## Start

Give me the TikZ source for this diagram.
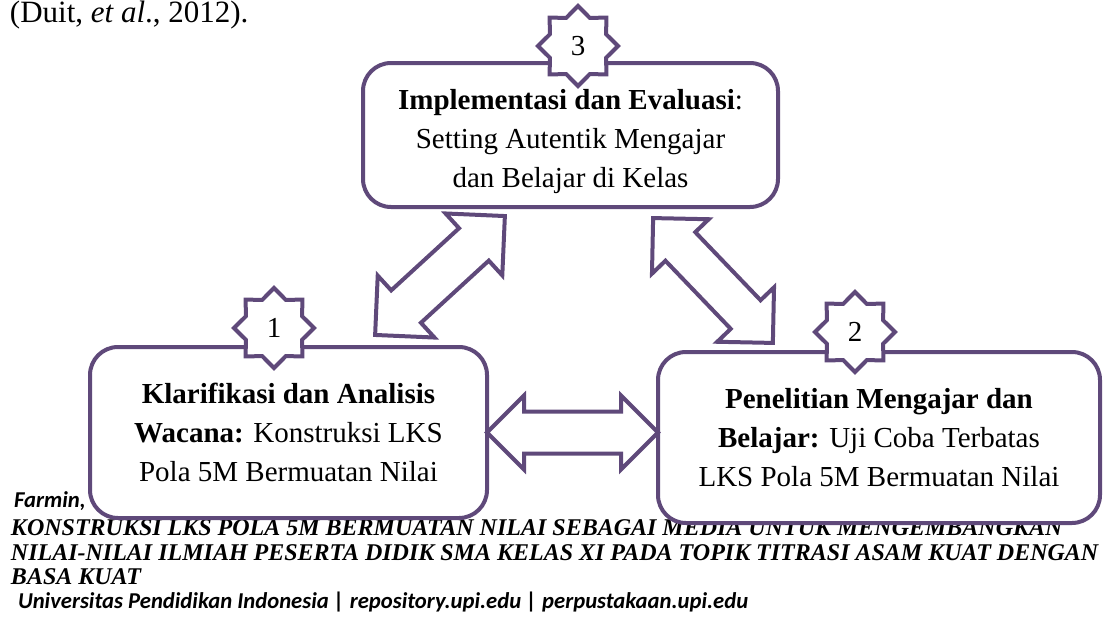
\documentclass[tikz,border=0pt]{standalone}
\usepackage{fontspec}
\setmainfont{Liberation Serif}
\newfontfamily\calibri{Carlito}
\usetikzlibrary{shapes.geometric,shapes.arrows,calc}
\definecolor{ungu}{HTML}{5F497A}

\tikzset{every picture/.style={line width=3pt}}
\tikzset{
	kotak/.style={draw=ungu, fill=white, rounded corners=21pt, align=center, inner sep=0pt, font=\fontsize{21.75}{29.25}\selectfont},
	teks/.style={align=center, inner sep=0pt, font=\fontsize{21.75}{29.25}\selectfont},
	bintang/.style={draw=ungu, fill=white, star, star points=8, star point ratio=1.31, minimum size=60pt, inner sep=0pt, font=\fontsize{21.75}{26}\selectfont},
	panah/.style={draw=ungu, fill=white, double arrow, inner xsep=0pt},
	kaki/.style={anchor=base west, inner sep=0pt},
}

\begin{document}
\begin{tikzpicture}[x=0.75pt,y=0.75pt,yscale=-1,xscale=1]
	\useasboundingbox (0,0) rectangle (1108,621);
	
	% Text Node
	\node [kaki, font=\fontsize{23.25}{28}\selectfont] (kutipan) at (8,22) {(Duit, \textit{et al}., 2012).};
	% Text Node
	\node [kaki, font=\calibri\bfseries\itshape\fontsize{17}{20}\selectfont] (penulis) at (12,507) {Farmin,};
	% Text Node
	\node [kaki, font=\bfseries\itshape\fontsize{18}{18.75}\selectfont] (judul1) at (9,535) {KONSTRUKSI LKS POLA 5M BERMUATAN NILAI SEBAGAI MEDIA UNTUK MENGEMBANGKAN};
	% Text Node
	\node [kaki, font=\bfseries\itshape\fontsize{18}{18.75}\selectfont] (judul2) at (9,560) {NILAI-NILAI ILMIAH PESERTA DIDIK SMA KELAS XI PADA TOPIK TITRASI ASAM KUAT DENGAN};
	% Text Node
	\node [kaki, font=\bfseries\itshape\fontsize{18}{18.75}\selectfont] (judul3) at (9,584) {BASA KUAT};
	% Text Node
	\node [kaki, font=\calibri\bfseries\itshape\fontsize{17}{20}\selectfont] (kampus) at (16,608) {Universitas Pendidikan Indonesia | repository.upi.edu | perpustakaan.upi.edu};
	
	%Shape: Rounded Rect [id:tahap1] 
	\node [kotak, minimum width=297.75pt, minimum height=128.25pt] (box1) at (288.5,432.5) {\textbf{Klarifikasi dan Analisis}\\ \textbf{Wacana:} Konstruksi LKS\\ Pola 5M Bermuatan Nilai};
	%Shape: Rounded Rect [id:tahap2] 
	\node [kotak, minimum width=331.5pt, minimum height=128.25pt] (box2) at (879,437.5) {\textbf{Penelitian Mengajar dan}\\ \textbf{Belajar:} Uji Coba Terbatas\\ LKS Pola 5M Bermuatan Nilai};
	%Shape: Rounded Rect [id:tahap3] 
	\node [kotak, minimum width=311.25pt, minimum height=108pt] (box3) at (570.5,135) {};
	\node [teks] (isi3) at ($(box3.center)+(0,7)$) {\textbf{Implementasi dan Evaluasi}:\\ Setting Autentik Mengajar\\ dan Belajar di Kelas};
	
	%Shape: Star [id:nomor]
	\node [bintang] (star1) at ($(box1.north)+(-14.5,-17)$) {1};
	\node [bintang] (star2) at ($(box2.north)+(-24,-18)$) {2};
	\node [bintang] (star3) at ($(box3.north)+(7.5,-15)$) {3};
	
	%Shape: Double Arrow [id:panah]
	\coordinate (u1) at ($(box1.north)+(86.5,-12)$);
	\coordinate (u3) at ($(box3.south)+(-65.5,9)$);
	\coordinate (v3) at ($(box3.south)+(82.5,11)$);
	\coordinate (v2) at ($(box2.north)+(-106,-9)$);
	\node [panah, rotate=42.5, minimum height=132pt, inner ysep=15pt, double arrow head extend=15pt] (p13) at ($(u1)!0.5!(u3)$) {};
	\node [panah, rotate=-46.2, minimum height=129.75pt, inner ysep=14pt, double arrow head extend=14pt] (p32) at ($(v3)!0.5!(v2)$) {};
	\path (box1.east) -- (box1.east -| box2.west) node [panah, midway, minimum height=128.25pt, inner ysep=14.25pt, double arrow head extend=12pt] (p12) {};
	
\end{tikzpicture}
\end{document}
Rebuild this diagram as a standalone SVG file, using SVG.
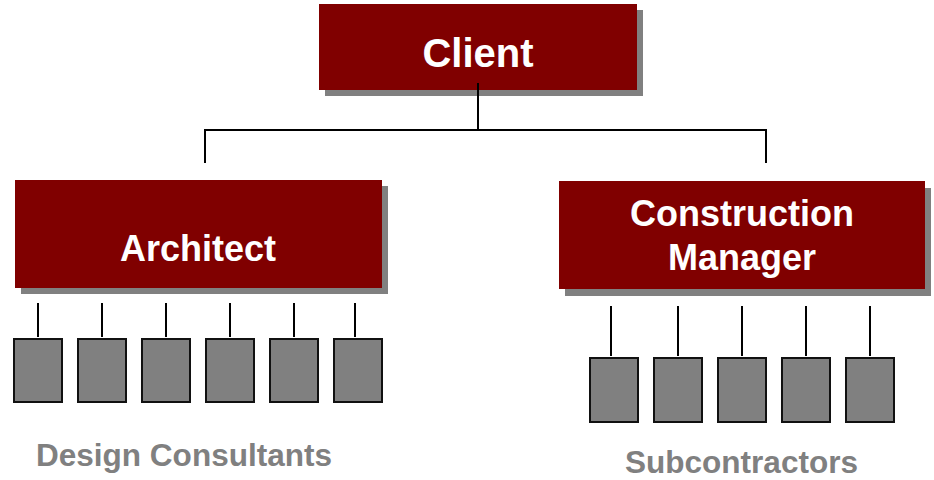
<svg xmlns="http://www.w3.org/2000/svg" width="934" height="480" viewBox="0 0 934 480">
  <style>
    .shadow { fill: #808080; }
    .box { fill: #800000; }
    .title { fill: #ffffff; font-family: "Liberation Sans", Arial, sans-serif; font-weight: bold; text-anchor: middle; }
    .unit { fill: #808080; stroke: #111111; stroke-width: 2; }
    .link { stroke: #000000; stroke-width: 2; fill: none; }
    .caption { fill: #808080; font-family: "Liberation Sans", Arial, sans-serif; font-weight: bold; font-size: 32px; }
  </style>
  <rect width="934" height="480" fill="#ffffff"/>

  <!-- Top of the hierarchy -->
  <g id="client">
    <rect class="shadow" x="325" y="10" width="318" height="86"/>
    <rect class="box" x="319" y="4" width="318" height="86"/>
    <text class="title" x="478" y="67" font-size="40">Client</text>
  </g>

  <g id="architect">
    <rect class="shadow" x="21" y="186" width="367" height="108"/>
    <rect class="box" x="15" y="180" width="367" height="108"/>
    <text class="title" x="198" y="261" font-size="36">Architect</text>
  </g>

  <g id="construction-manager">
    <rect class="shadow" x="565" y="188" width="366" height="108"/>
    <rect class="box" x="559" y="181" width="366" height="108"/>
    <text class="title" x="742" y="226" font-size="36">Construction</text>
    <text class="title" x="742" y="270" font-size="36">Manager</text>
  </g>

  <!-- Connectors -->
  <g id="connectors">
    <path class="link" d="M478 83 V130 M205 130 H766 M205 129 V163 M766 129 V163"/>
    <path class="link" d="M38 303 V337 M102 303 V337 M166 303 V337 M230 303 V337 M294 303 V337 M355 303 V337"/>
    <path class="link" d="M611 306 V356 M678 306 V356 M742 306 V356 M806 306 V356 M870 306 V356"/>
  </g>

  <!-- Design consultants -->
  <g id="consultants">
    <rect class="unit" x="14" y="339" width="48" height="63"/>
    <rect class="unit" x="78" y="339" width="48" height="63"/>
    <rect class="unit" x="142" y="339" width="48" height="63"/>
    <rect class="unit" x="206" y="339" width="48" height="63"/>
    <rect class="unit" x="270" y="339" width="48" height="63"/>
    <rect class="unit" x="334" y="339" width="48" height="63"/>
    <text class="caption" x="36" y="466" textLength="296" lengthAdjust="spacingAndGlyphs">Design Consultants</text>
  </g>

  <!-- Subcontractors -->
  <g id="subcontractors">
    <rect class="unit" x="590" y="358" width="48" height="64"/>
    <rect class="unit" x="654" y="358" width="48" height="64"/>
    <rect class="unit" x="718" y="358" width="48" height="64"/>
    <rect class="unit" x="782" y="358" width="48" height="64"/>
    <rect class="unit" x="846" y="358" width="48" height="64"/>
    <text class="caption" x="625" y="473" textLength="233" lengthAdjust="spacingAndGlyphs">Subcontractors</text>
  </g>
</svg>
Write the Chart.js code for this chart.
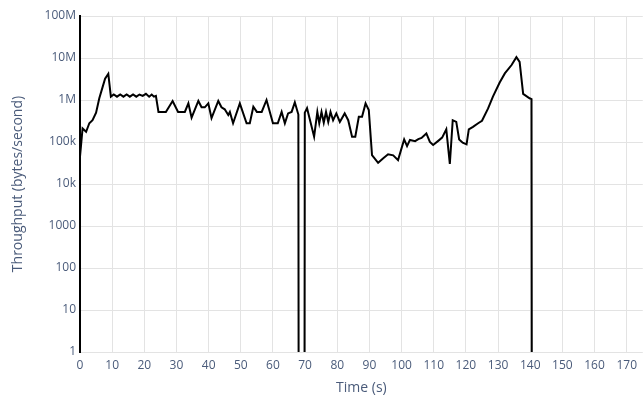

## End

- **WHAT YOU NEED TO DO**
Copy each line of the listing in which the word "this" can be found.

- **TASK ANSWER**
Give me the TikZ source for this diagram.
Rebuild this diagram as a standalone SVG file, using SVG.
Write the Chart.js code for this chart.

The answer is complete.